We’ve been deeply involved in my mother’s care for the past two years from setting up and overseeing care when she lived in Oregon to moving her to Washington, refurbishing her Oregon house, managing all aspect of her life (i.e. setting up services, paying bills, purchasing groceries, etc.), and most recently, moving her into a care center.
My brother, meanwhile, who lives in Oregon (and at one point, worked a few miles from his mother’s house), has done little more than visit her a few times in the past two years. While he’s offered lots of advice over the years, he’s done little to remediate issues.
When my mother lived in a two-story house, and kept falling, and complaining about the stairs, it was Rich and I who drove to Oregon to move her bedroom furniture, clothing, and personal items downstairs. My brother managed to show up for less than two hours to help, while Rich and I were there for days cleaning, doing home repairs, and purchasing items she needed.

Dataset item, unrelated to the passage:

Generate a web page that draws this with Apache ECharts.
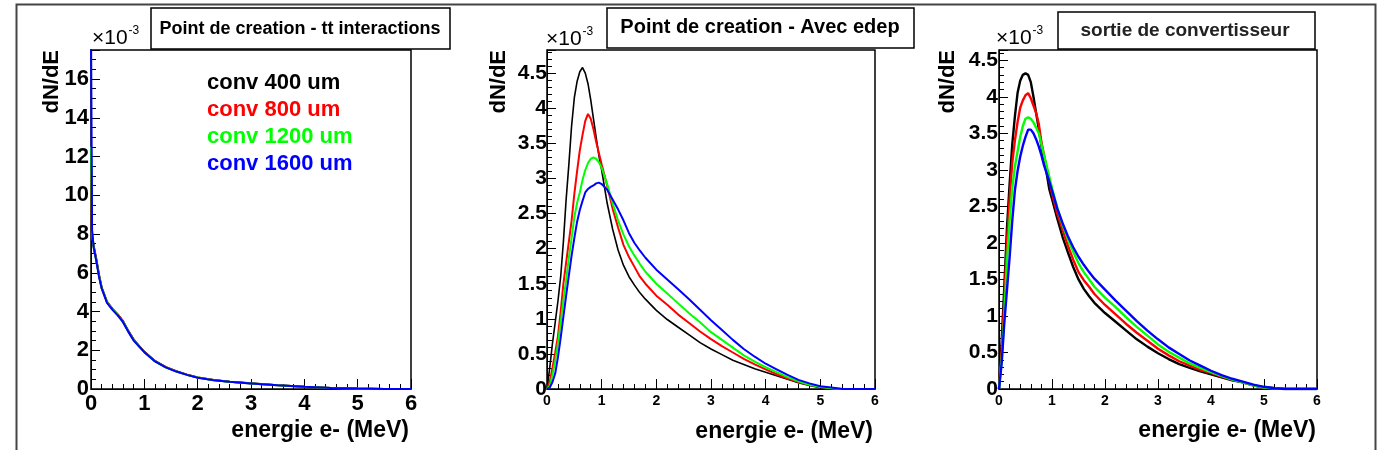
<!DOCTYPE html>
<html>
<head>
<meta charset="utf-8">
<script src="https://cdn.jsdelivr.net/npm/echarts@6/dist/echarts.min.js"></script>
<style>html,body{margin:0;padding:0;background:#fff;}#c{width:1378px;height:450px;}</style>
</head>
<body>
<div id="c"></div>
<script>
// ---------- DATA (values in units of 1e-3) ----------
const seriesNames = ['conv 400 um', 'conv 800 um', 'conv 1200 um', 'conv 1600 um'];
const seriesColors = ['#000000', '#ff0000', '#00ff00', '#0000ff'];
const panelTitles = ['Point de creation - tt interactions', 'Point de creation - Avec edep', 'sortie de convertisseur'];
const xTickLabels = ['0', '1', '2', '3', '4', '5', '6'];

// Panel 1 : Point de creation - tt interactions
const x1 = [0, 0.02, 0.05, 0.1, 0.15, 0.2, 0.3, 0.4, 0.5, 0.6, 0.7, 0.8, 0.9, 1.0, 1.2, 1.4, 1.6, 1.8, 2.0, 2.3, 2.6, 3.0, 3.5, 4.0, 4.5, 5.0, 5.5, 6.0];
const p1_400  = [12.3, 8.0, 7.4, 6.7, 5.9, 5.25, 4.5, 4.15, 3.85, 3.5, 3.0, 2.55, 2.22, 1.92, 1.45, 1.13, 0.92, 0.74, 0.6, 0.46, 0.38, 0.3, 0.2, 0.11, 0.05, 0.02, 0, 0];
const p1_800  = [11.3, 7.9, 7.35, 6.65, 5.85, 5.2, 4.5, 4.12, 3.85, 3.5, 2.98, 2.55, 2.22, 1.92, 1.44, 1.14, 0.91, 0.74, 0.59, 0.46, 0.37, 0.29, 0.19, 0.11, 0.05, 0.02, 0, 0];
const p1_1200 = [12.5, 8.1, 7.3, 6.6, 5.85, 5.2, 4.48, 4.12, 3.82, 3.47, 2.97, 2.52, 2.2, 1.9, 1.43, 1.12, 0.9, 0.73, 0.59, 0.45, 0.37, 0.29, 0.19, 0.11, 0.05, 0.02, 0, 0];
const p1_1600 = [19, 8.2, 7.3, 6.6, 5.8, 5.2, 4.45, 4.1, 3.8, 3.45, 2.95, 2.5, 2.2, 1.9, 1.42, 1.12, 0.9, 0.73, 0.58, 0.45, 0.37, 0.29, 0.19, 0.11, 0.05, 0.02, 0, 0];

// Panel 2 : Point de creation - Avec edep
const x2 = [0, 0.05, 0.1, 0.15, 0.2, 0.25, 0.3, 0.35, 0.4, 0.45, 0.5, 0.55, 0.6, 0.65, 0.7, 0.75, 0.8, 0.85, 0.9, 0.95, 1.0, 1.1, 1.2, 1.3, 1.4, 1.5, 1.6, 1.7, 1.8, 2.0, 2.2, 2.4, 2.6, 2.8, 3.0, 3.2, 3.4, 3.6, 3.8, 4.0, 4.2, 4.4, 4.6, 4.8, 5.0, 5.2, 5.4, 5.6, 6.0];
const p2_400  = [0, 0.3, 0.65, 0.95, 1.25, 1.6, 2.1, 2.7, 3.2, 3.75, 4.15, 4.38, 4.52, 4.58, 4.5, 4.35, 4.12, 3.85, 3.58, 3.32, 3.12, 2.65, 2.28, 1.98, 1.76, 1.6, 1.48, 1.37, 1.28, 1.12, 0.99, 0.88, 0.77, 0.66, 0.57, 0.49, 0.41, 0.35, 0.29, 0.24, 0.19, 0.14, 0.09, 0.05, 0.02, 0, 0, 0, 0];
const p2_800  = [0, 0.1, 0.3, 0.52, 0.75, 1.1, 1.5, 1.8, 2.1, 2.4, 2.78, 3.1, 3.4, 3.62, 3.82, 3.92, 3.85, 3.7, 3.52, 3.36, 3.2, 2.9, 2.57, 2.3, 2.05, 1.88, 1.74, 1.6, 1.5, 1.33, 1.2, 1.06, 0.94, 0.82, 0.71, 0.61, 0.52, 0.43, 0.35, 0.28, 0.21, 0.15, 0.1, 0.06, 0.03, 0.01, 0, 0, 0];
const p2_1200 = [0, 0.05, 0.2, 0.4, 0.65, 0.95, 1.27, 1.55, 1.87, 2.15, 2.45, 2.65, 2.8, 2.98, 3.12, 3.22, 3.28, 3.3, 3.28, 3.23, 3.15, 2.92, 2.65, 2.4, 2.2, 2.03, 1.9, 1.78, 1.67, 1.5, 1.36, 1.22, 1.08, 0.95, 0.81, 0.7, 0.59, 0.48, 0.39, 0.31, 0.24, 0.17, 0.11, 0.06, 0.03, 0.01, 0, 0, 0];
const p2_1600 = [0, 0.02, 0.1, 0.22, 0.45, 0.73, 1.03, 1.33, 1.62, 1.9, 2.15, 2.38, 2.55, 2.68, 2.8, 2.85, 2.88, 2.9, 2.93, 2.94, 2.92, 2.84, 2.7, 2.56, 2.4, 2.22, 2.08, 1.97, 1.87, 1.7, 1.56, 1.42, 1.28, 1.13, 0.98, 0.84, 0.7, 0.57, 0.46, 0.36, 0.28, 0.2, 0.13, 0.08, 0.04, 0.02, 0, 0, 0];

// Panel 3 : sortie de convertisseur
const x3 = [0, 0.05, 0.1, 0.15, 0.2, 0.25, 0.3, 0.35, 0.4, 0.45, 0.5, 0.55, 0.6, 0.65, 0.7, 0.75, 0.8, 0.85, 0.9, 0.95, 1.0, 1.1, 1.2, 1.3, 1.4, 1.5, 1.6, 1.7, 1.8, 2.0, 2.2, 2.4, 2.6, 2.8, 3.0, 3.2, 3.4, 3.6, 3.8, 4.0, 4.2, 4.4, 4.6, 4.8, 5.0, 5.2, 5.4, 5.6, 6.0];
const p3_400  = [0, 0.65, 1.4, 2.2, 2.8, 3.35, 3.73, 4.05, 4.22, 4.3, 4.32, 4.3, 4.2, 4.0, 3.78, 3.56, 3.33, 3.13, 2.95, 2.73, 2.6, 2.33, 2.08, 1.87, 1.67, 1.5, 1.37, 1.27, 1.18, 1.04, 0.92, 0.8, 0.68, 0.58, 0.49, 0.41, 0.34, 0.29, 0.24, 0.2, 0.16, 0.12, 0.09, 0.05, 0.02, 0.01, 0, 0, 0];
const p3_800  = [0, 0.5, 1.2, 2.0, 2.6, 3.1, 3.4, 3.65, 3.85, 3.95, 4.02, 4.05, 3.98, 3.88, 3.78, 3.63, 3.38, 3.2, 3.02, 2.85, 2.68, 2.4, 2.18, 1.96, 1.77, 1.6, 1.49, 1.4, 1.3, 1.15, 1.02, 0.89, 0.77, 0.66, 0.55, 0.46, 0.38, 0.32, 0.26, 0.22, 0.17, 0.13, 0.09, 0.05, 0.02, 0.01, 0, 0, 0];
const p3_1200 = [0, 0.4, 1.0, 1.75, 2.3, 2.75, 3.05, 3.25, 3.45, 3.6, 3.7, 3.72, 3.7, 3.65, 3.58, 3.5, 3.35, 3.2, 3.05, 2.9, 2.75, 2.48, 2.25, 2.05, 1.88, 1.72, 1.6, 1.5, 1.4, 1.25, 1.12, 0.98, 0.85, 0.73, 0.61, 0.51, 0.43, 0.35, 0.29, 0.23, 0.18, 0.13, 0.09, 0.05, 0.02, 0.01, 0, 0, 0];
const p3_1600 = [0, 0.35, 0.9, 1.35, 1.8, 2.3, 2.72, 2.98, 3.18, 3.33, 3.45, 3.55, 3.55, 3.5, 3.42, 3.32, 3.2, 3.06, 2.95, 2.84, 2.72, 2.47, 2.27, 2.09, 1.94, 1.81, 1.7, 1.6, 1.51, 1.36, 1.21, 1.07, 0.93, 0.8, 0.68, 0.57, 0.48, 0.39, 0.32, 0.25, 0.19, 0.14, 0.1, 0.06, 0.03, 0.01, 0, 0, 0];

// ---------- LAYOUT ----------
const FONT = '"Liberation Sans", Arial, Helvetica, sans-serif';
const grids = [
  {left: 91, top: 50, width: 320, height: 339},
  {left: 547, top: 50, width: 328, height: 339},
  {left: 999, top: 50, width: 318, height: 339}
];
const yMax = [17.5, 4.83, 4.64];
const yInterval = [2, 0.5, 0.5];
const yMinorSplit = [4, 5, 5];
const yLabelSize = [22, 21, 21];
const yLabelMargin = [2, 0, 1];
const xLabelSize = [22, 14, 14];
const xLabelMargin = [4, 5, 5];

const panels = [
  {x: x1, ys: [p1_400, p1_800, p1_1200, p1_1600], widths: [2, 2, 2, 2]},
  {x: x2, ys: [p2_400, p2_800, p2_1200, p2_1600], widths: [1.6, 2, 2, 2]},
  {x: x3, ys: [p3_400, p3_800, p3_1200, p3_1600], widths: [2.4, 2.4, 2.4, 2.4]}
];

const xAxes = grids.map((g, i) => ({
  type: 'value', gridIndex: i, min: 0, max: 6, interval: 1,
  axisLine: {show: true, onZero: false, lineStyle: {color: '#000', width: 1}},
  axisTick: {show: true, inside: true, length: 10, lineStyle: {color: '#000', width: 1}},
  minorTick: {show: true, splitNumber: 5, length: 5, lineStyle: {color: '#000', width: 1}},
  splitLine: {show: false}, minorSplitLine: {show: false},
  axisLabel: {show: true, margin: xLabelMargin[i], fontSize: xLabelSize[i], fontWeight: 'bold', color: '#000', fontFamily: FONT,
    formatter: v => xTickLabels[Math.round(v)] || ''}
}));

const yAxes = grids.map((g, i) => ({
  type: 'value', gridIndex: i, min: 0, max: yMax[i], interval: yInterval[i],
  axisLine: {show: true, onZero: false, lineStyle: {color: '#000', width: 1}},
  axisTick: {show: true, inside: true, length: 9, lineStyle: {color: '#000', width: 1}},
  minorTick: {show: true, splitNumber: yMinorSplit[i], length: 5, lineStyle: {color: '#000', width: 1}},
  splitLine: {show: false}, minorSplitLine: {show: false},
  axisLabel: {show: true, margin: yLabelMargin[i], fontSize: yLabelSize[i], fontWeight: 'bold', color: '#000', fontFamily: FONT, showMaxLabel: false}
}));

const series = [];
panels.forEach((p, pi) => {
  p.ys.forEach((ys, si) => {
    series.push({
      type: 'line', name: seriesNames[si], xAxisIndex: pi, yAxisIndex: pi,
      data: p.x.map((x, k) => [x, ys[k]]),
      showSymbol: false, symbol: 'none', smooth: false, clip: true,
      lineStyle: {color: seriesColors[si], width: p.widths[si]},
      itemStyle: {color: seriesColors[si]},
      z: 2 + si, animation: false, emphasis: {disabled: true}
    });
  });
});

// ---------- TEXT / DECORATION ----------
const titleBoxes = [
  {x: 151, y: 8, w: 299, h: 41, cx: 300, cy: 29, size: 18, color: '#000'},
  {x: 607, y: 8, w: 307, h: 40, cx: 760, cy: 27, size: 20, color: '#000'},
  {x: 1058, y: 12, w: 257, h: 37, cx: 1185, cy: 31, size: 19, color: '#222'}
];
const expPos = [{x: 92, y: 37}, {x: 546, y: 38}, {x: 996, y: 37}];
const yNamePos = [{x: 52, y: 50}, {x: 499, y: 50}, {x: 948, y: 50}];
const xNamePos = [{x: 409, y: 431}, {x: 873, y: 432}, {x: 1316, y: 431}];

const graphic = [
  {type: 'rect', left: 14, top: 2, shape: {x: 0, y: 0, width: 1359, height: 460}, style: {fill: 'none', stroke: '#444', lineWidth: 2}, silent: true, z: 100}
];
titleBoxes.forEach((t, i) => {
  graphic.push({type: 'rect', shape: {x: t.x, y: t.y, width: t.w, height: t.h}, style: {fill: '#fff', stroke: '#000', lineWidth: 1.5}, z: 50});
  graphic.push({type: 'text', x: t.cx, y: t.cy, z: 51, style: {text: panelTitles[i], fill: t.color, font: 'bold ' + t.size + 'px ' + FONT, textAlign: 'center', textVerticalAlign: 'middle'}});
});
expPos.forEach(p => {
  graphic.push({type: 'text', x: p.x, y: p.y, z: 52, style: {
    text: '{a|×10}{b|-3}', textVerticalAlign: 'middle',
    rich: {a: {fontSize: 21, fontFamily: FONT, fill: '#000', verticalAlign: 'bottom'},
           b: {fontSize: 12, fontFamily: FONT, fill: '#000', verticalAlign: 'top', padding: [0, 0, 12, 1]}}
  }});
});
yNamePos.forEach(p => {
  graphic.push({type: 'text', x: p.x, y: p.y, rotation: Math.PI / 2, z: 52, style: {
    text: 'dN/dE', fill: '#000', font: 'bold 22px ' + FONT, textAlign: 'right', textVerticalAlign: 'middle'}});
});
xNamePos.forEach(p => {
  graphic.push({type: 'text', x: p.x, y: p.y, z: 52, style: {
    text: 'energie e- (MeV)', fill: '#000', font: 'bold 23px ' + FONT, textAlign: 'right', textVerticalAlign: 'middle'}});
});

const chart = echarts.init(document.getElementById('c'), null, {renderer: 'canvas'});
chart.setOption({
  backgroundColor: '#fff',
  animation: false,
  grid: grids.map(g => Object.assign({show: true, borderColor: '#000', borderWidth: 1.5, backgroundColor: 'transparent', containLabel: false, outerBoundsMode: 'none'}, g)),
  xAxis: xAxes,
  yAxis: yAxes,
  legend: {
    show: true, orient: 'vertical', left: 197, top: 67, itemGap: 5, itemWidth: 0, itemHeight: 0, icon: 'rect',
    selectedMode: false,
    textStyle: {fontSize: 22, fontWeight: 'bold', fontFamily: FONT, lineHeight: 22, padding: 0},
    data: seriesNames.map((n, i) => ({name: n, textStyle: {color: seriesColors[i]}}))
  },
  tooltip: {show: false},
  series: series,
  graphic: graphic
});
</script>
</body>
</html>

My brother’s participation in moving my mother was to spend less than two hours helping load her furniture into a U-Haul. Rich and I spent the subsequent four months, driving to Oregon (over 3 hours each way), every other weekend (and sometimes every weekend) refurbishing her house so it could be leased.
A year earlier, I’d asked my brother to coordinate services with Visiting Angels. He did nothing. Finally, I made arrangements for an initial visit, which needed to be done during the workweek. My brother agreed to be there, but at the last moment, backed out. In the end, a woman who cleaned my mother’s house – and proved to be a great friend – worked with Visiting Angels.
Returning to my grandmother’s invocation, she wrote, “We are made of what they are: virtues and flaws. If we resent the flaws in them, stress the virtues in ourselves.” My mother has many flaws, the most pronounced is her narcissism. She’s always placed her needs and feelings above others. When my brother and I got sick, we’d be scolded for getting sick, and promptly sent to school to minimize the possibility of my mother also catching our illness.
Even though my mother stopped working when she was 28, and was widowed when 40, she felt housework, cooking, and gardening was my responsibility. She resented that I had homework, and saw nothing wrong with forbidding me from going out and being with friends. She argued my chores were more important, and since my projected future was to marry, have kids, and build a mother-in-law apartment, there wasn’t a need for me to do well in school.
Fearing my brother would turn into a “mama’s boy,” my mother sketched a different plan for him, ensuring he had time to be with friends, participate in Boy Scouts, and attend school events. His room was relocated to the far end of the house so he had his own bathroom, and privacy. While I was cooking, cleaning, and sewing or doing needlework at night (my mother felt these skills were more important than school work), my brother was in his room with the door closed, doing as he pleased. Ditto for the weekends. When he was done with his chores, his time was his own.
My time was rarely my own.
When my mother’s parents grew older, my mother would visit once a year, and then spend the next three months complaining how stressful it was to visit them. Towards the end of her parents’ lives, my mother refused to fly from Portland, Oregon to Burbank, California to see them. She didn’t go to their funerals or participate in helping close up their estate. Instead, she complained it was taking too long to get her inheritance.
Now that my mother’s life is drawing to a close, it’s easy to see why my brother’s participate has dwindled. He has the same flaws as his mother.
While I’m equally flawed, I’m proud to have the character and virtue to do what’s right, even though it’s been burdensome. I don’t honor my mother. I simply do what’s necessary and expected.